What was clear early on is that political and geographic factors make Taiwan much more vulnerable to blockade. Ukraine is in mainland Europe, with a long border through which it can receive resources of one kind or another — fuel, Internet connectivity, and food, for example. Taiwan's highly connected populus is served by 16 undersea cables, three of which run through China, making them eminently cuttable. Meanwhile, it imports nearly all of its energy from overseas, and has been phasing out domestic nuclear power, which might otherwise provide a balance. "So pretty quickly you get this pretty dire picture, where it's just a fundamentally different kind of battle," Kollars explains.
"Taiwan is in a very vulnerable position because of its geography, but also because of a million little micro-decisions, which ultimately give you the telecommunications and power system that you have," Vogt says. At the time of Russia's invasion, "Ukraine had a much more diverse set of mobile providers, and the power was much more distributed — there's a lot more connections to other countries. So the Russians were probably never in a position where they could digitally isolate Ukraine, writ large. They tried to do it to the capital, but it was always going to be very hard for them. I think in the Taiwan–China scenario, China has the potential to be much more damaging."
How to Defend Taiwan from China
Initially, players devised strategies to combat aggressive but ultimately tempered cyberwarfare: ransomware attacks against data centers, severed submarine fiber optic cables, and forced power outages. Only then did China kick up its game with kinetic strikes, including PRC strikes on Taiwanes aircraft and ensuring that nothing can fly in Taiwanese airspace. In the scenario, PRC also destroyed bridges and key routes to coastal defenses, while also targeting Taiwan's command-and-control systems and all manner of communications systems.

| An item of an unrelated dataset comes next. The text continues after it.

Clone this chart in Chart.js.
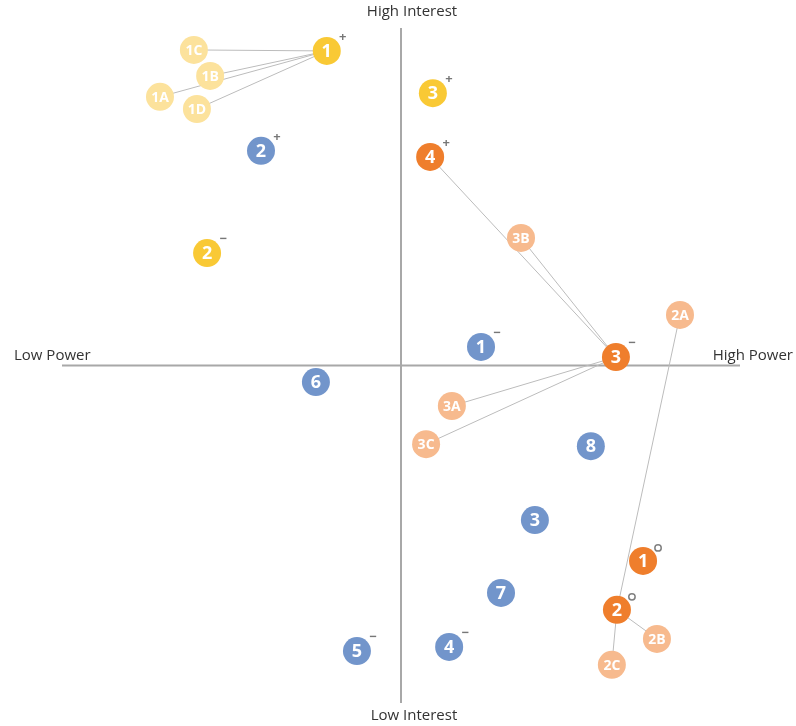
<!DOCTYPE html>
<html>
<head>
<meta charset="utf-8">
<script src="https://cdn.jsdelivr.net/npm/chart.js@4.4.0/dist/chart.umd.min.js"></script>
<style>
  html, body { margin: 0; padding: 0; background: #ffffff; }
  #wrap { width: 796px; height: 726px; }
</style>
</head>
<body>
<div id="wrap"><canvas id="myChart" width="796" height="726"></canvas></div>
<script>
// stakeholder groups: position on power (x) / interest (y), -10..10
const yellowLabels = ['1', '3', '2'];
const yellowX = [-2.19, 0.94, -5.72];
const yellowY = [9.32, 8.07, 3.33];
const yellowSigns = ['+', '+', '−'];

const paleYellowLabels = ['1C', '1B', '1A', '1D'];
const paleYellowX = [-6.11, -5.63, -7.11, -6.02];
const paleYellowY = [9.35, 8.58, 7.96, 7.60];

const blueLabels = ['2', '1', '6', '8', '3', '7', '5', '4'];
const blueX = [-4.13, 2.36, -2.51, 5.60, 3.95, 2.95, -1.30, 1.42];
const blueY = [6.36, 0.55, -0.49, -2.39, -4.58, -6.74, -8.46, -8.34];
const blueSigns = ['+', '−', '', '', '', '', '−', '−'];

const orangeLabels = ['4', '3', '1', '2'];
const orangeX = [0.86, 6.34, 7.14, 6.37];
const orangeY = [6.18, 0.25, -5.79, -7.24];
const orangeSigns = ['+', '−', '°', '°'];

const paleOrangeLabels = ['3B', '2A', '3A', '3C', '2B', '2C'];
const paleOrangeX = [3.54, 8.23, 1.50, 0.74, 7.55, 6.22];
const paleOrangeY = [3.78, 1.50, -1.20, -2.33, -8.10, -8.87];

// links: [group, label] -> [group, label]
const links = [
  [['yellow', '1'], ['paleYellow', '1C']],
  [['yellow', '1'], ['paleYellow', '1B']],
  [['yellow', '1'], ['paleYellow', '1A']],
  [['yellow', '1'], ['paleYellow', '1D']],
  [['orange', '4'], ['orange', '3']],
  [['paleOrange', '3B'], ['orange', '3']],
  [['orange', '3'], ['paleOrange', '3A']],
  [['orange', '3'], ['paleOrange', '3C']],
  [['paleOrange', '2A'], ['orange', '2']],
  [['orange', '2'], ['paleOrange', '2B']],
  [['orange', '2'], ['paleOrange', '2C']]
];

const groups = {
  yellow: { labels: yellowLabels, x: yellowX, y: yellowY, signs: yellowSigns, color: '#F9C935' },
  paleYellow: { labels: paleYellowLabels, x: paleYellowX, y: paleYellowY, signs: [], color: '#FCE29C' },
  blue: { labels: blueLabels, x: blueX, y: blueY, signs: blueSigns, color: '#7295CB' },
  orange: { labels: orangeLabels, x: orangeX, y: orangeY, signs: orangeSigns, color: '#EF7E2C' },
  paleOrange: { labels: paleOrangeLabels, x: paleOrangeX, y: paleOrangeY, signs: [], color: '#F7BA8E' }
};

function pointOf(ref) {
  const g = groups[ref[0]];
  const i = g.labels.indexOf(ref[1]);
  return { x: g.x[i], y: g.y[i] };
}

const datasets = [];
Object.keys(groups).forEach(key => {
  const g = groups[key];
  datasets.push({
    type: 'scatter',
    label: key,
    data: g.labels.map((l, i) => ({ x: g.x[i], y: g.y[i] })),
    pointLabels: g.labels,
    pointSigns: g.signs,
    backgroundColor: g.color,
    borderWidth: 0,
    pointRadius: 14,
    pointHoverRadius: 14,
    order: 1
  });
});
links.forEach(link => {
  datasets.push({
    type: 'line',
    data: [pointOf(link[0]), pointOf(link[1])],
    borderColor: '#BCBCBC',
    borderWidth: 1,
    pointRadius: 0,
    fill: false,
    order: 5
  });
});

const quadrantPlugin = {
  id: 'quadrant',
  beforeDatasetsDraw(chart) {
    const ctx = chart.ctx;
    const area = chart.chartArea;
    const x0 = chart.scales.x.getPixelForValue(0);
    const y0 = chart.scales.y.getPixelForValue(0);
    ctx.save();
    ctx.strokeStyle = '#A8A8A8';
    ctx.lineWidth = 2;
    ctx.beginPath();
    ctx.moveTo(area.left, y0);
    ctx.lineTo(area.right, y0);
    ctx.moveTo(x0, area.top);
    ctx.lineTo(x0, area.bottom);
    ctx.stroke();

    ctx.fillStyle = '#333333';
    ctx.font = '15px "Open Sans"';
    ctx.textBaseline = 'middle';
    ctx.textAlign = 'center';
    ctx.fillText('High Interest', x0 + 11, 12);
    ctx.fillText('Low Interest', x0 + 13, 716);
    ctx.textAlign = 'left';
    ctx.fillText('Low Power', 14, y0 - 10);
    ctx.textAlign = 'right';
    ctx.fillText('High Power', 793, y0 - 10);
    ctx.restore();
  },
  afterDatasetsDraw(chart) {
    const ctx = chart.ctx;
    ctx.save();
    chart.data.datasets.forEach((ds, di) => {
      if (!ds.pointLabels) return;
      const meta = chart.getDatasetMeta(di);
      meta.data.forEach((pt, i) => {
        const txt = ds.pointLabels[i];
        ctx.fillStyle = '#ffffff';
        ctx.textAlign = 'center';
        ctx.textBaseline = 'middle';
        ctx.font = txt.length > 1 ? 'bold 14px "Open Sans"' : 'bold 18px "Open Sans"';
        ctx.fillText(txt, pt.x, pt.y + 1);
        const s = ds.pointSigns[i];
        if (!s) return;
        ctx.fillStyle = '#777777';
        ctx.strokeStyle = '#808080';
        if (s === '°') {
          ctx.lineWidth = 1.5;
          ctx.beginPath();
          ctx.arc(pt.x + 15, pt.y - 13, 3.2, 0, Math.PI * 2);
          ctx.stroke();
        } else {
          ctx.font = 'bold 13px "Open Sans"';
          ctx.fillText(s, pt.x + 16, pt.y - 14);
        }
      });
    });
    ctx.restore();
  }
};

new Chart(document.getElementById('myChart').getContext('2d'), {
  data: { datasets: datasets },
  options: {
    responsive: false,
    animation: false,
    layout: { padding: { left: 62, right: 56, top: 28, bottom: 23 } },
    scales: {
      x: { type: 'linear', min: -10, max: 10, display: false },
      y: { type: 'linear', min: -10, max: 10, display: false }
    },
    plugins: {
      legend: { display: false },
      tooltip: { enabled: false }
    }
  },
  plugins: [quadrantPlugin]
});
</script>
</body>
</html>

How could a small island nation possibly protect its infrastructure against the combined might of the world's second greatest military power?

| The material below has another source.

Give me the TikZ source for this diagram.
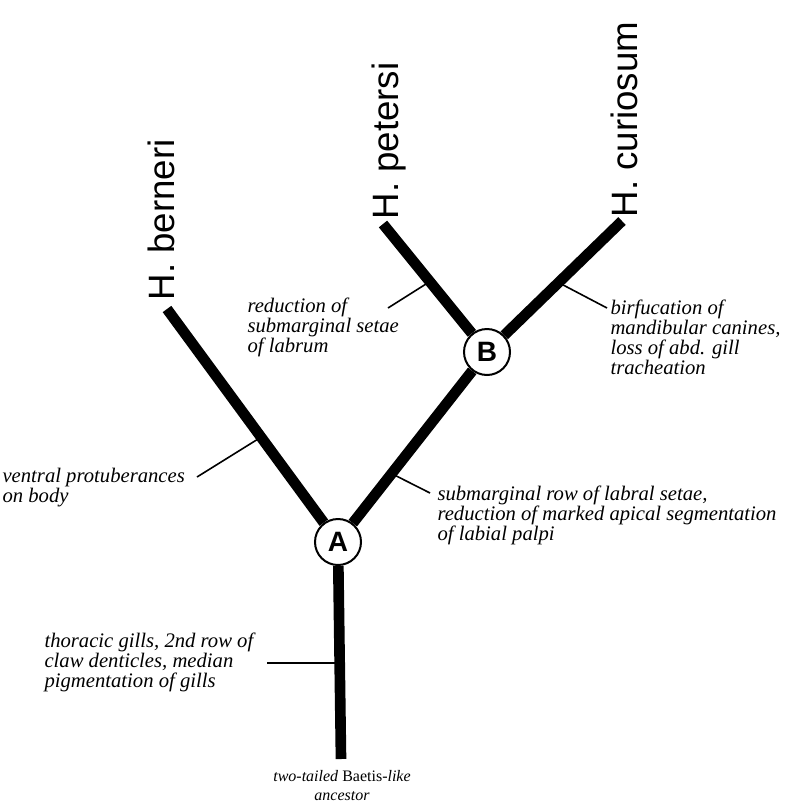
\documentclass[tikz,border=0pt]{standalone}
\usepackage{fontspec}
\setmainfont{Liberation Serif}
\setsansfont{Liberation Sans}
\usetikzlibrary{positioning,calc}
\tikzset{every picture/.style={line width=0.8pt}}

\begin{document}
\begin{tikzpicture}[x=0.75pt, y=-0.75pt,
    branch/.style={line width=8pt},
    tick/.style={line width=1.2pt},
    fork/.style={draw, circle, line width=1.5pt, fill=white, minimum size=34.5pt, inner sep=0pt,
        font=\sffamily\bfseries\fontsize{21}{21}\selectfont},
    taxon/.style={rotate=90, anchor=base west, inner sep=0pt, font=\sffamily\fontsize{27.5}{27.5}\selectfont},
    trait/.style={align=left, anchor=west, inner sep=0pt, font=\itshape\fontsize{15.5}{15}\selectfont}]
    \useasboundingbox (0,0) rectangle (790,804);

    % Forks
    \node[fork] (A) at (338,542) {A};
    \node[fork] (B) at (487,352) {B};

    % Tips and taxa
    \coordinate (root) at (341,759);
    \coordinate (tipBer) at (167,309);
    \coordinate (tipPet) at (383,224);
    \coordinate (tipCur) at (622,221);
    \node[taxon] (berneri) at (174,301) {H. berneri};
    \node[taxon] (petersi) at (398,220) {H. petersi};
    \node[taxon] (curiosum) at (637,218) {H. curiosum};

    % Branches
    \draw[branch] (root) -- (A);
    \draw[branch] (A) -- (tipBer);
    \draw[branch] (A) -- (B);
    \draw[branch] (B) -- (tipPet);
    \draw[branch] (B) -- (tipCur);

    % Character labels
    \node[trait] (labrum) at (247,327) {reduction of\\submarginal setae\\of labrum};
    \node[trait] (canines) at (610,337) {birfucation of\\mandibular canines,\\loss of abd. gill\\tracheation};
    \node[trait] (ventral) at (2,488) {ventral protuberances\\on body};
    \node[trait] (setae) at (437,515) {submarginal row of labral setae,\\reduction of marked apical segmentation\\of labial palpi};
    \node[trait] (gills) at (44,662) {thoracic gills, 2nd row of\\claw denticles, median\\pigmentation of gills};
    \node[trait, anchor=north, align=center, font=\itshape\fontsize{12}{14}\selectfont] (ancestor) at (342,770)
        {two-tailed \textup{Baetis-}like\\ancestor};

    % Ticks
    \coordinate (tkGills) at (267,663);
    \coordinate (tkVentral) at (197,477);
    \coordinate (tkSetae) at (430,493);
    \coordinate (tkLabrum) at (388,308);
    \coordinate (tkCanines) at (607,308);
    \draw[tick] (root |- tkGills) -- (tkGills);
    \draw[tick] ($(A)!0.45!(tipBer)$) -- (tkVentral);
    \draw[tick] ($(A)!0.36!(B)$) -- (tkSetae);
    \draw[tick] ($(B)!0.55!(tipPet)$) -- (tkLabrum);
    \draw[tick] ($(B)!0.53!(tipCur)$) -- (tkCanines);
\end{tikzpicture}
\end{document}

More than two-thirds (70%) of the solutions proposed by players involved investing in infrastructure for communications, power generation, storage, and data backup and distribution. Some 20% of the ideas focused on recovery — preparing civilians with technical skills, and stockpiling spare resources, for example. Only 10% of recommendations focused on straight cybersecurity.
The physical location of critical resources was also of utmost importance. Some suggested that Taiwan take advantage of its geography by building and stockpiling equipment along its far coast, in forests, and nestled in its eastern mountain range. Some suggested decentralizing its infrastructure, spreading it out in smaller chunks all around the country using solar power and cheap radio systems. Others argued for the opposite: concentrating communications and power systems in fewer, denser areas that China might be reticent to destroy.
"There were some ideas I thought, from a military perspective, were pretty risky," Kollars admits. "One of them was to colocate all of Taiwan's precious assets — like the TSMC semiconductor plant, all of its antiquities from China, large populations, and a nuclear power plant — assuming an adversary wouldn't strike a target that had everything stacked on top of it. That's a heck of a gamble."
Ultimately, the most popular ideas were those that were cheap and practical, like using Bluetooth or Raspberry Pi mesh networks as backups to cellular connectivity. "The thing that surprised us most about this exercise," Vogt recalls, "was how much time they spent talking about the civilian population, and what needed to be done to prepare them: everything from public messaging campaigns on how to be cyber secure to full-on training programs to create civilian cyber cores that could not just protect themselves but also operate and maintain equipment when there's no government around, and keep the communications going for longer periods of time."